识别限制到图像的一个子矩形区域,SetImage之后调用此函数。每一次该函数调用后将清除识别结果,以便同一张图像可以进行多矩形区域的识别。

3. void SetSourceResolution(int ppi);

设置源图像的分辨率（像素每英尺），可以计算最终的字体大小信息。SetImage之后调用此函数。

* Set the resolution of the source image in pixels per inch so font size
   * information can be calculated in results.  Call this after SetImage().
4. /**
   * In extreme cases only, usually with a subclass of Thresholder, it
   * is possible to provide a different Thresholder. The Thresholder may
   * be preloaded with an image, settings etc, or they may be set after.
   * Note that Tesseract takes ownership of the Thresholder and will
   * delete it when it it is replaced or the API is destructed.
   */
  void SetThresholder(ImageThresholder* thresholder) {
    delete thresholder_;
    thresholder_ = thresholder;
    ClearResults();
  }

/**
   * Get a copy of the internal thresholded image from Tesseract.
   * Caller takes ownership of the Pix and must pixDestroy it.
   * May be called any time after SetImage, or after TesseractRect.
   */
  Pix* GetThresholdedImage();

/**
   * Get the result of page layout analysis as a leptonica-style
   * Boxa, Pixa pair, in reading order.
   * Can be called before or after Recognize.
   */
  Boxa* GetRegions(Pixa** pixa);

以aleptonica-style Boxa, Pixa pair格式获得页面结构分析的结果，在Recognize前后均可被调用。

/**
   * Get the textlines as a leptonica-style
   * Boxa, Pixa pair, in reading order.
   * Can be called before or after Recognize.
   * If raw_image is true, then extract from the original image instead of the
   * thresholded image and pad by raw_padding pixels.
   * If blockids is not nullptr, the block-id of each line is also returned as an
   * array of one element per line. delete [] after use.
   * If paraids is not nullptr, the paragraph-id of each line within its block is
   * also returned as an array of one element per line. delete [] after use.
   */
  Boxa* GetTextlines(const bool raw_image, const int raw_padding,
                     Pixa** pixa, int** blockids, int** paraids);

以aleptonica-style Boxa, Pixa pair格式获取文本行，在Recognize前后均可被调用。如果blockids（block数目）是空的话，每行block-id返回每行一个元素的数组，使用之后被删除。

/*
     Helper method to extract from the thresholded image. (most common usage)
  */
  Boxa* GetTextlines(Pixa** pixa, int** blockids) {
    return GetTextlines(false, 0, pixa, blockids, nullptr);
  }
 
  /**
   * Get textlines and strips of image regions as a leptonica-style Boxa, Pixa
   * pair, in reading order. Enables downstream handling of non-rectangular
   * regions.
   * Can be called before or after Recognize.
   * If blockids is not nullptr, the block-id of each line is also returned as an
   * array of one element per line. delete [] after use.
   */
  Boxa* GetStrips(Pixa** pixa, int** blockids);

以aleptonica-style Boxa, Pixa pair格式获取图像区域的文本行和条形区域，方便后面非矩形区域的处理。在Recognize前后均可被调用

/**
   * Get the words as a leptonica-style
   * Boxa, Pixa pair, in reading order.
   * Can be called before or after Recognize.
   */
  Boxa* GetWords(Pixa** pixa);

以aleptonica-style Boxa, Pixa pair格式获取图像区域的文字，在Recognize前后均可被调用。
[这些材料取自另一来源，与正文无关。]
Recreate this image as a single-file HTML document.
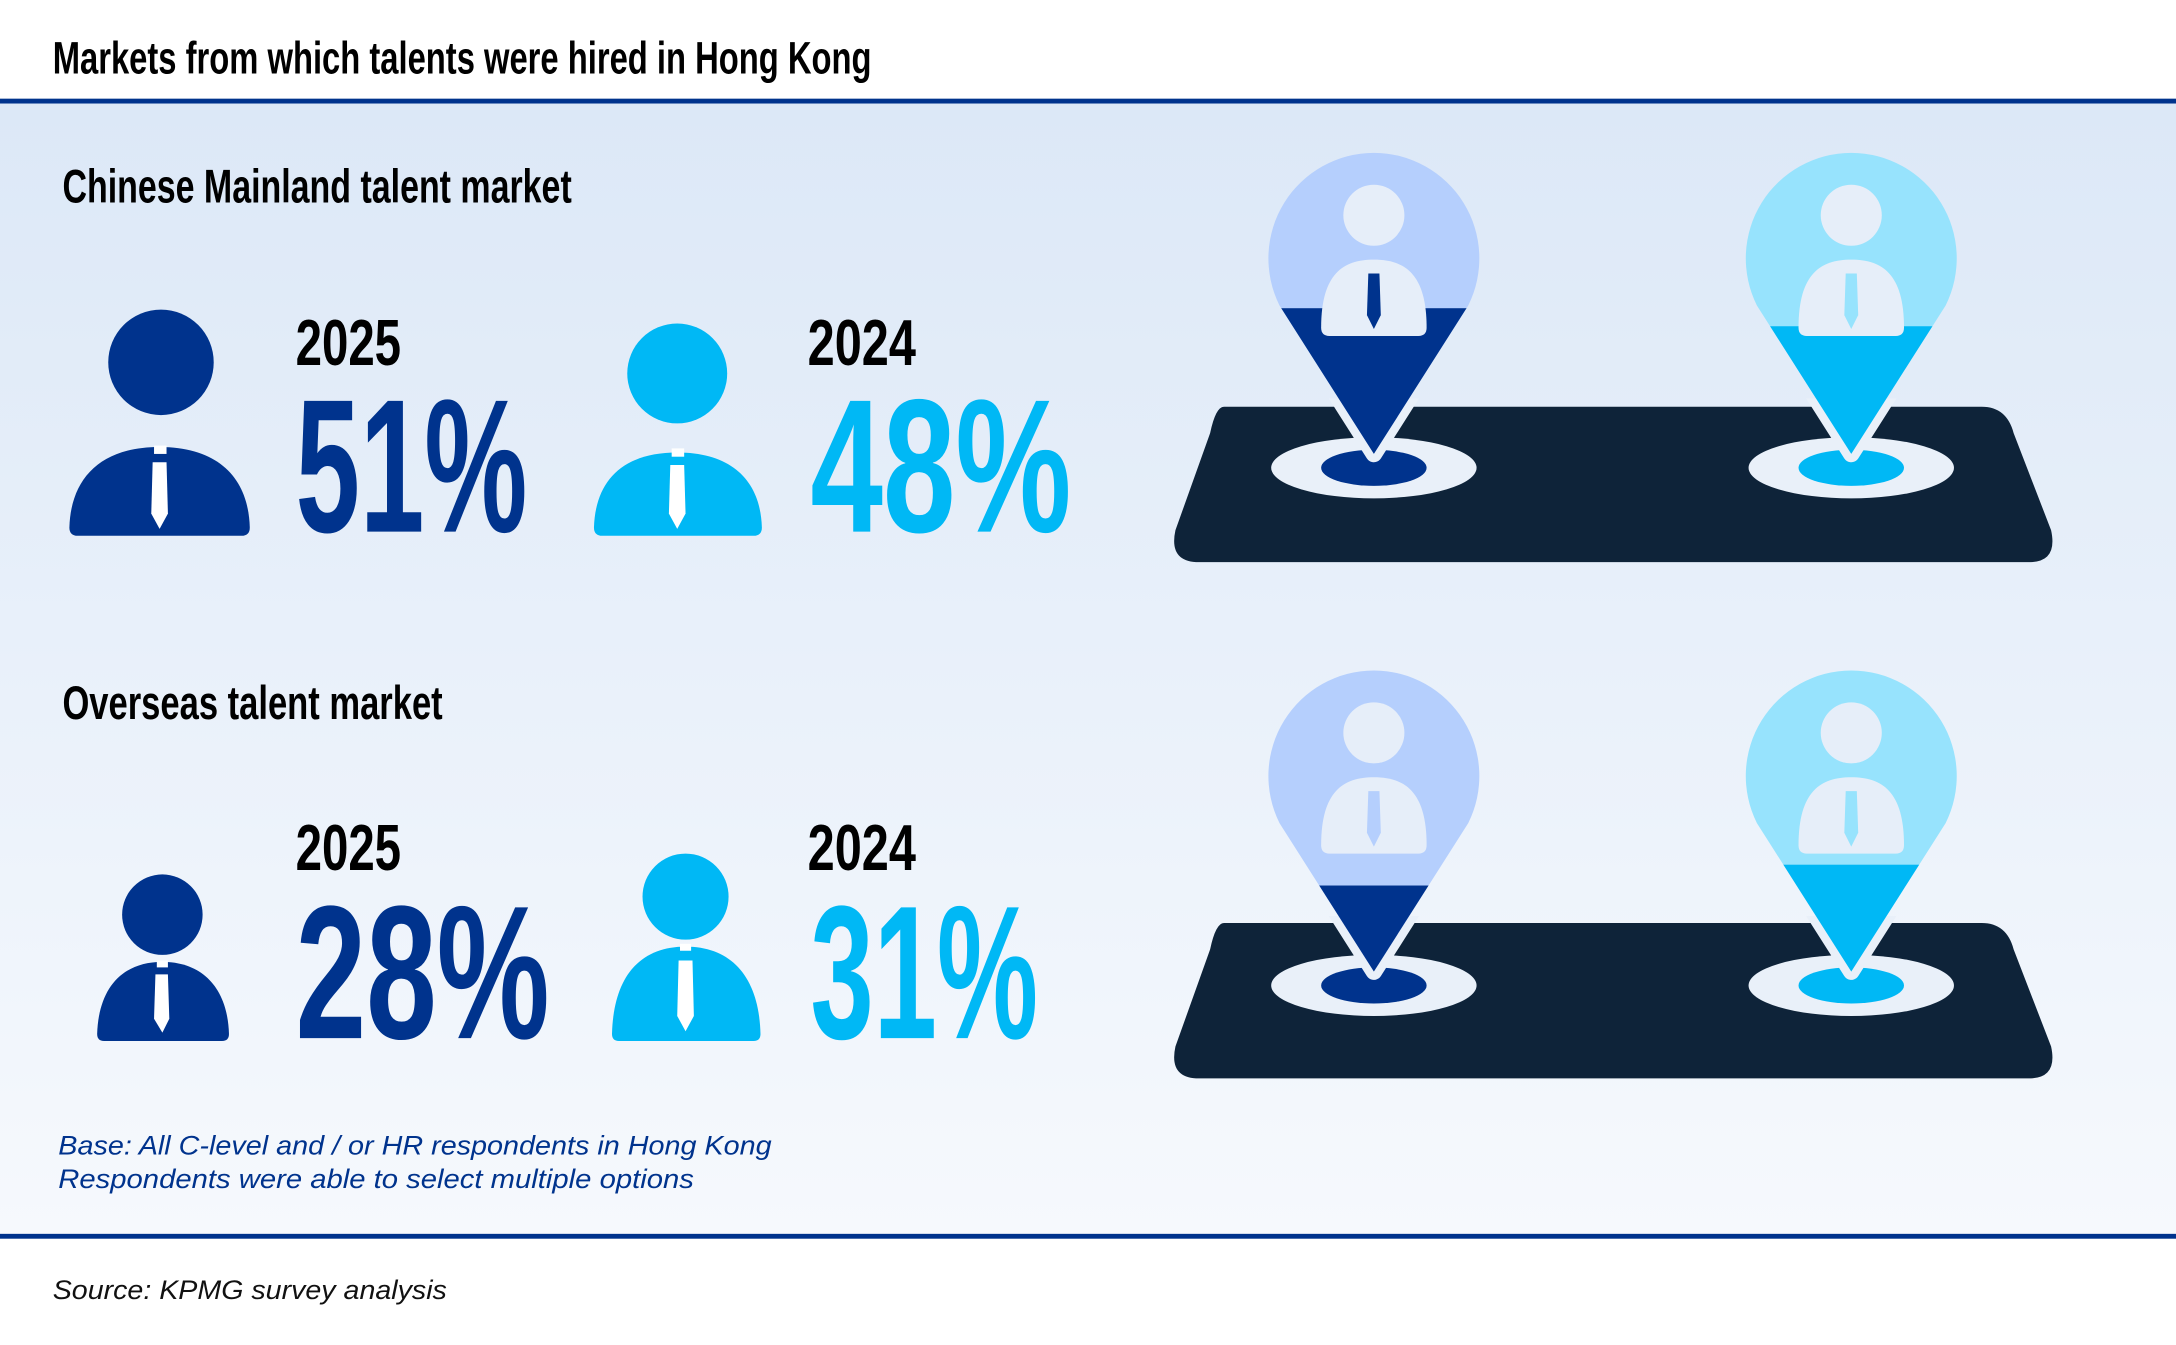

* Gets the individual connected (text) components (created
   * after pages segmentation step, but before recognition)
   * as a leptonica-style Boxa, Pixa pair, in reading order.
   * Can be called before or after Recognize.
   * Note: the caller is responsible for calling boxaDestroy()
   * on the returned Boxa array and pixaDestroy() on cc array.
   */
  Boxa* GetConnectedComponents(Pixa** cc);

在页面分析之后识别之间，以aleptonica-style Boxa, Pixa pair格式获得独立连通的文本区域，在Recognize前后均可被调用。

/**
   * Get the given level kind of components (block, textline, word etc.) as a
   * leptonica-style Boxa, Pixa pair, in reading order.
   * Can be called before or after Recognize.
   * If blockids is not nullptr, the block-id of each component is also returned
   * as an array of one element per component. delete [] after use.
   * If blockids is not nullptr, the paragraph-id of each component with its block
   * is also returned as an array of one element per component. delete [] after
   * use.
   * If raw_image is true, then portions of the original image are extracted
   * instead of the thresholded image and padded with raw_padding.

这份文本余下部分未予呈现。